Data provided:
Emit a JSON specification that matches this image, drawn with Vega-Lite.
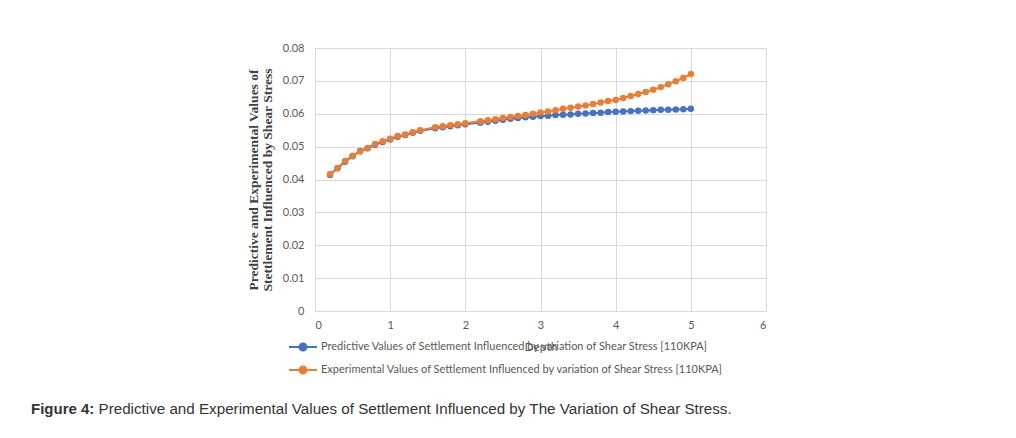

* * *

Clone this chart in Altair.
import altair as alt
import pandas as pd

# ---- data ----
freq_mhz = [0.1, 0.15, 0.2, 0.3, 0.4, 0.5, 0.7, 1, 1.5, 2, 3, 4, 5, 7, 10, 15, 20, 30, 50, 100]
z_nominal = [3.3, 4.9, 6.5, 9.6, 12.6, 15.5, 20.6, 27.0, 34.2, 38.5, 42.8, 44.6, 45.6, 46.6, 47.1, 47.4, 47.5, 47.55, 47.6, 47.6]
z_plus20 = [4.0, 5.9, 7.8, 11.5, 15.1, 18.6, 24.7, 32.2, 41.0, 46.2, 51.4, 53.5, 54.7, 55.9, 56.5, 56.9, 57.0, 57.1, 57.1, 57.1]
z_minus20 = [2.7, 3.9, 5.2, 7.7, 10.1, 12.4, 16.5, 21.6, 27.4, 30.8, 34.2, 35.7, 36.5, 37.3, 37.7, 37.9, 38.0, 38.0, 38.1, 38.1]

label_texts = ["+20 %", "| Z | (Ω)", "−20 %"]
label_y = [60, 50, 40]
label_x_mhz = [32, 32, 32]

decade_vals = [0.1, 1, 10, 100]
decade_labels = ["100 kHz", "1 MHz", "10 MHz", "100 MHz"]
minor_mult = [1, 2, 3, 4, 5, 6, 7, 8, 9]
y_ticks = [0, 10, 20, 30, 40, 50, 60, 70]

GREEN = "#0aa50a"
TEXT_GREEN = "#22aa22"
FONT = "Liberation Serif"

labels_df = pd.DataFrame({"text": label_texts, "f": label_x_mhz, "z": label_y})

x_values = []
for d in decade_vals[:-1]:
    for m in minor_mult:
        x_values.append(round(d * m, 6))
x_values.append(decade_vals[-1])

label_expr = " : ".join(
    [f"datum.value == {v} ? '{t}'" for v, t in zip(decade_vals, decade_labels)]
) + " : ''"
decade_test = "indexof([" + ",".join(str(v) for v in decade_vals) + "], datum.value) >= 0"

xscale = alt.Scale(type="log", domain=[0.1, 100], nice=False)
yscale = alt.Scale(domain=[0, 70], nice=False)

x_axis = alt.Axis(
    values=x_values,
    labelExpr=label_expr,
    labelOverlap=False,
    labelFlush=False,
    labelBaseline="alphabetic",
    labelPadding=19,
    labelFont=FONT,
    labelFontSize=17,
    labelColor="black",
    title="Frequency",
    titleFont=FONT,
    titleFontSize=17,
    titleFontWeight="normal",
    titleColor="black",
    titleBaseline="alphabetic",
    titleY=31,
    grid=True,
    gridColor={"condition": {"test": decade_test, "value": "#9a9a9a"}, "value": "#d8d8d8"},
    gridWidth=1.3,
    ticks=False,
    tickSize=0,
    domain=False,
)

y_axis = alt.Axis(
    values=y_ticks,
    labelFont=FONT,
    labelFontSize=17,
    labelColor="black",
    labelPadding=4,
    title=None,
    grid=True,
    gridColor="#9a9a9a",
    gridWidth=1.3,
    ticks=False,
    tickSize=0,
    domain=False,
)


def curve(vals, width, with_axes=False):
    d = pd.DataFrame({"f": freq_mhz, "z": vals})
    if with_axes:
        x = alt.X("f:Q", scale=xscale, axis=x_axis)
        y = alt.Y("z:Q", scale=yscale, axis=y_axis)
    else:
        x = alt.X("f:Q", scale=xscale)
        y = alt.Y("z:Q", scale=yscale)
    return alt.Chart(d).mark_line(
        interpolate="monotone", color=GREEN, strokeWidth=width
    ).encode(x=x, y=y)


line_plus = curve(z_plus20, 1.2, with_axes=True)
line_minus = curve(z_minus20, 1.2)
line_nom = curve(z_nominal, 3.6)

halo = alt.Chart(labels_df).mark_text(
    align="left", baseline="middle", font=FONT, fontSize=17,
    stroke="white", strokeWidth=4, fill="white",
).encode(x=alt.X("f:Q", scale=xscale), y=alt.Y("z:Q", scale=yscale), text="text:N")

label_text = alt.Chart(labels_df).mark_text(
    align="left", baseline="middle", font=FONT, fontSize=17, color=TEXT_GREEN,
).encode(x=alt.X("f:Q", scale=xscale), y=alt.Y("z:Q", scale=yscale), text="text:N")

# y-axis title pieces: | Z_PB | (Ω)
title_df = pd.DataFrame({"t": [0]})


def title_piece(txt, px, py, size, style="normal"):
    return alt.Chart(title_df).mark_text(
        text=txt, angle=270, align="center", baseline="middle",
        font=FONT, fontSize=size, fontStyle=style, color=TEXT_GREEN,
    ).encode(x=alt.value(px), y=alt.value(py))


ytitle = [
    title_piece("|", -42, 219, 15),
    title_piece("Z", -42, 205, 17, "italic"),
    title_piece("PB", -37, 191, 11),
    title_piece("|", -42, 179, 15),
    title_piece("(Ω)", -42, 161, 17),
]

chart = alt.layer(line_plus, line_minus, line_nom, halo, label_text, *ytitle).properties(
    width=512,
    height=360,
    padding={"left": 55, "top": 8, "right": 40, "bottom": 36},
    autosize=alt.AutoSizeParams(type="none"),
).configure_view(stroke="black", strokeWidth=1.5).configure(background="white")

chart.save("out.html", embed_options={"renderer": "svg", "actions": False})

...

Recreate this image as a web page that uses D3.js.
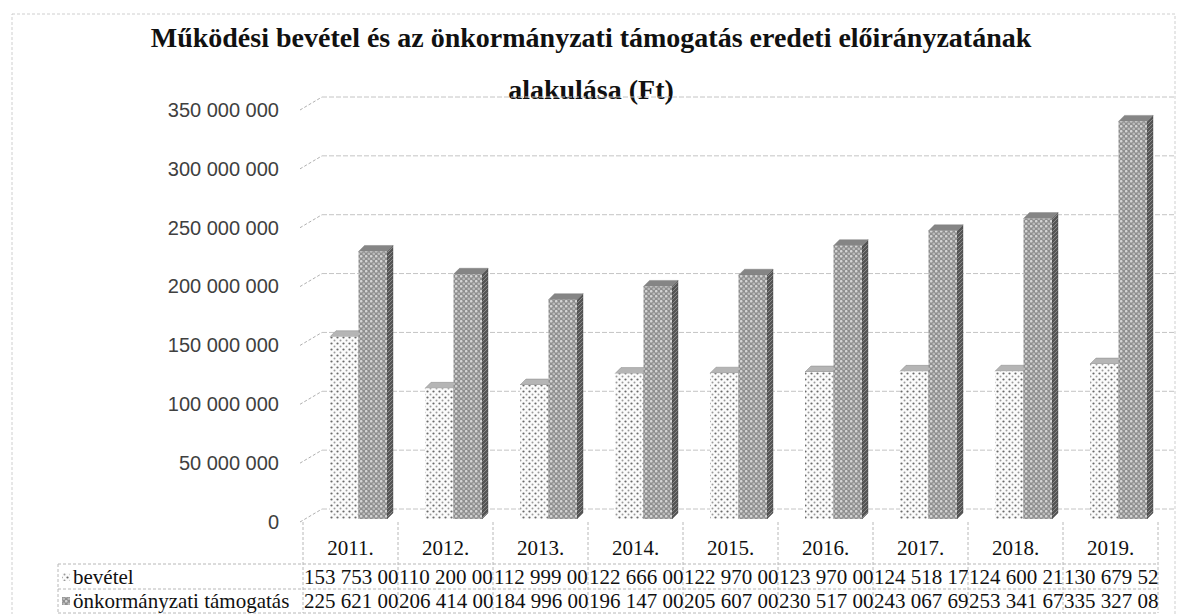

Problem requirements: Give back exactly the stretch that opens on the line with "Clone this chart in Altair." and closes on the line with "import pandas as pd".

Final answer:
Clone this chart in Altair.
import altair as alt
import pandas as pd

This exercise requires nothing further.